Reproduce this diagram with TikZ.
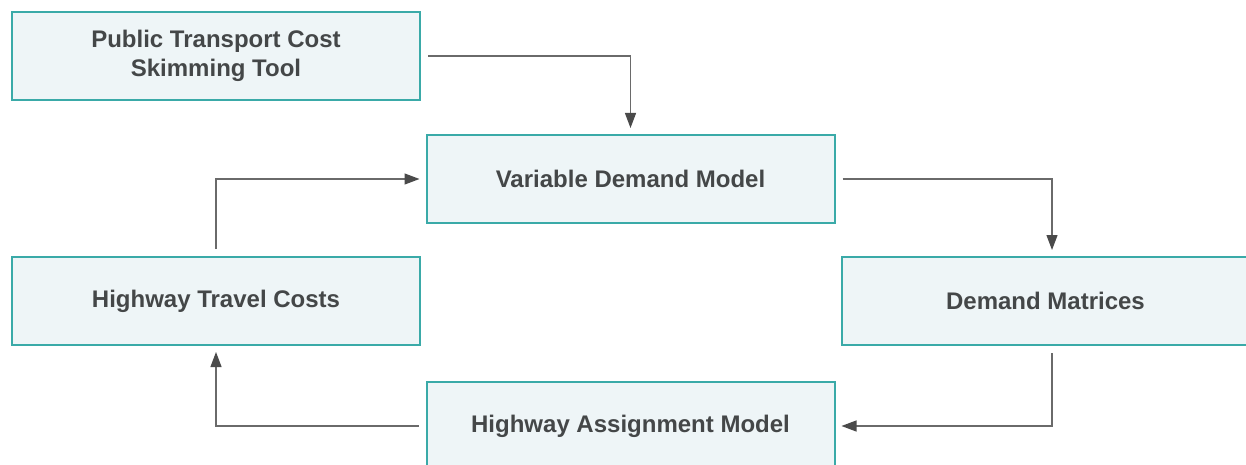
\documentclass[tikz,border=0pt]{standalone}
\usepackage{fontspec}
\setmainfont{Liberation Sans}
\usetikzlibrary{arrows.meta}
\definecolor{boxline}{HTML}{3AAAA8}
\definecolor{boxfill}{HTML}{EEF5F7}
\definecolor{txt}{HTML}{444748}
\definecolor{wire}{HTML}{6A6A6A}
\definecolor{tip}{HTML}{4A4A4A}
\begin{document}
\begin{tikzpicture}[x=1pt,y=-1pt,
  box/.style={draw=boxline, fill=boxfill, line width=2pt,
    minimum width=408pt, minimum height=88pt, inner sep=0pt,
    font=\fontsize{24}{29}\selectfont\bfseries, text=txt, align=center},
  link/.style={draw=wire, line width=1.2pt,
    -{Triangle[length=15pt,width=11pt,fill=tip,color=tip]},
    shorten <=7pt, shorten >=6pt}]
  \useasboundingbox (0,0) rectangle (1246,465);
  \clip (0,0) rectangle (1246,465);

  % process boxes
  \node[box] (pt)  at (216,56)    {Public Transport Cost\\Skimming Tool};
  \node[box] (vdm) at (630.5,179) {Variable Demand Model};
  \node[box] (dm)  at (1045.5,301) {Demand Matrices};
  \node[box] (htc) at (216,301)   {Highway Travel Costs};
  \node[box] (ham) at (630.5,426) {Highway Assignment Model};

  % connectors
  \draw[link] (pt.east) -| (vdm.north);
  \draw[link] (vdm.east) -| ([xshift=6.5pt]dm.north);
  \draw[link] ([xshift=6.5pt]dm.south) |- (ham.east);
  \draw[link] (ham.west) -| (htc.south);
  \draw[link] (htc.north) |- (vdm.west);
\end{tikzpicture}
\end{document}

-*-

→ **Task brief**: Quote the listing above in full, except for the pictures.

→ **Answer to the exercise**:
Reproduce this diagram with TikZ.
\documentclass[tikz,border=0pt]{standalone}
\usepackage{fontspec}
\setmainfont{Liberation Sans}
\usetikzlibrary{arrows.meta}
\definecolor{boxline}{HTML}{3AAAA8}
\definecolor{boxfill}{HTML}{EEF5F7}
\definecolor{txt}{HTML}{444748}
\definecolor{wire}{HTML}{6A6A6A}
\definecolor{tip}{HTML}{4A4A4A}
\begin{document}
\begin{tikzpicture}[x=1pt,y=-1pt,
  box/.style={draw=boxline, fill=boxfill, line width=2pt,
    minimum width=408pt, minimum height=88pt, inner sep=0pt,
    font=\fontsize{24}{29}\selectfont\bfseries, text=txt, align=center},
  link/.style={draw=wire, line width=1.2pt,
    -{Triangle[length=15pt,width=11pt,fill=tip,color=tip]},
    shorten <=7pt, shorten >=6pt}]
  \useasboundingbox (0,0) rectangle (1246,465);
  \clip (0,0) rectangle (1246,465);

  % process boxes
  \node[box] (pt)  at (216,56)    {Public Transport Cost\\Skimming Tool};
  \node[box] (vdm) at (630.5,179) {Variable Demand Model};
  \node[box] (dm)  at (1045.5,301) {Demand Matrices};
  \node[box] (htc) at (216,301)   {Highway Travel Costs};
  \node[box] (ham) at (630.5,426) {Highway Assignment Model};

  % connectors
  \draw[link] (pt.east) -| (vdm.north);
  \draw[link] (vdm.east) -| ([xshift=6.5pt]dm.north);
  \draw[link] ([xshift=6.5pt]dm.south) |- (ham.east);
  \draw[link] (ham.west) -| (htc.south);
  \draw[link] (htc.north) |- (vdm.west);
\end{tikzpicture}
\end{document}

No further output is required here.